Training should begin when the Staffordshire is a pup at a time when he is quick to learn.


The Staffordshire Bull Terrier was developed in the 19th century in the region of Staffordshire, England when bulldogs were crossed with a variety of Terriers. At the time the Staffordshire Bull Terrier was developed one of the most popular sports around the area was bull bating. Some however, do not go along with this history exactly and state the Staffordshire Bull Terrier evolved from the British Isles as a cross between a smooth coated terrier which is believed to the be the Black and Tan Terrier. However, once the popularity in bull bating declined so did the popularity of the Staffordshire. Not only was the sport less popular was banned, thus the Staffordshire Bull Terrier was bred again to develop a more gentler breed. The first dogs were not breed for handsome looks but only for entertainment purposes for not only bull baiting but also other types of blood sports. All of these types of blood sports pitting the dogs against bulls or other animals were eliminated by 1835, however, dog fighting then took its place. The dogs were released into a pit and the last dog left standing was the winner. The dogs had to be obedient and trustworthy and were suppose to aggressive towards dogs in the pit.
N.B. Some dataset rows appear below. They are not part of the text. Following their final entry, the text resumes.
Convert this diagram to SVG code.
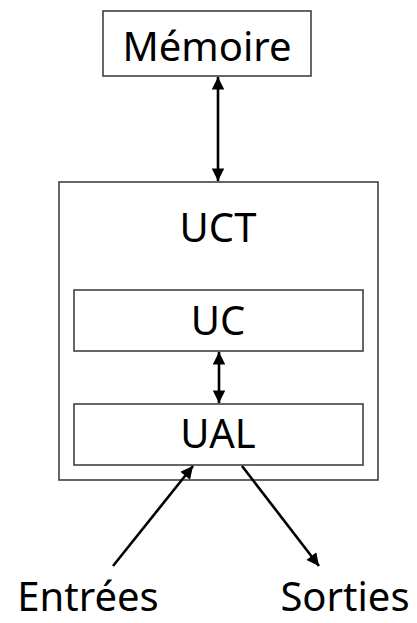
<svg xmlns="http://www.w3.org/2000/svg" width="417" height="623" viewBox="0 0 417 623">
  <style>
    .box { fill: #fff; stroke: #404040; stroke-width: 1.6; }
    .label { font-family: "Noto Sans", "Open Sans", sans-serif; font-size: 40px; fill: #000; text-anchor: middle; }
    .wire { stroke: #000; stroke-width: 2.6; fill: none; }
  </style>
  <defs>
    <marker id="head" viewBox="0 0 10 10" refX="10" refY="5" markerWidth="6" markerHeight="4.8" markerUnits="strokeWidth" orient="auto-start-reverse">
      <path d="M0,0 L10,5 L0,10 Z" fill="#000"/>
    </marker>
  </defs>
  <rect width="417" height="623" fill="#fff"/>

  <g id="memoire">
    <rect class="box" x="103" y="11" width="208" height="65"/>
    <text class="label" x="207" y="61">Mémoire</text>
  </g>

  <g id="uct">
    <rect class="box" x="59" y="182" width="319" height="298"/>
    <text class="label" x="218" y="242">UCT</text>
  </g>

  <g id="uc">
    <rect class="box" x="74" y="290" width="289" height="61"/>
    <text class="label" x="218" y="335">UC</text>
  </g>

  <g id="ual">
    <rect class="box" x="74" y="404" width="289" height="61"/>
    <text class="label" x="218" y="448">UAL</text>
  </g>

  <g id="entrees">
    <text class="label" x="88" y="611">Entrées</text>
  </g>

  <g id="sorties">
    <text class="label" x="345" y="611">Sorties</text>
  </g>

  <g id="connectors">
    <line class="wire" x1="218" y1="77" x2="218" y2="181" marker-start="url(#head)" marker-end="url(#head)"/>
    <line class="wire" x1="219" y1="352" x2="219" y2="403" marker-start="url(#head)" marker-end="url(#head)"/>
    <line class="wire" x1="113" y1="566" x2="193" y2="466" marker-end="url(#head)"/>
    <line class="wire" x1="242" y1="466" x2="319" y2="566" marker-end="url(#head)"/>
  </g>
</svg>
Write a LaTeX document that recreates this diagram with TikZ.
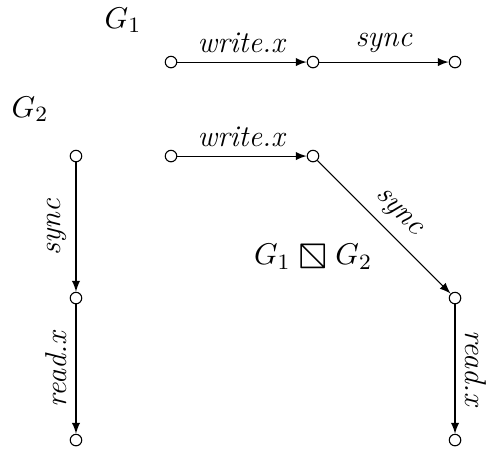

In the 20th century interest began to grow again mainly in the United States. by 1935, they were beginning to be seen in the show ring. In the US, the American Bull Terrier is a bit larger than the Staffordshire Bull Terrier and is considered two different breeds.

On May 25, 1935, the UK Kennel Club recognized the Staffordshire Bull Terrier with the help of Joseph Dunn and Joe Mallan. Shortly afterward, the Staffordshire’s were imported to the United States. today, the Staffordshire is one of the most popular breeds at the Crufts Dog Show. Finally, in 1976, the United States recognized the breed.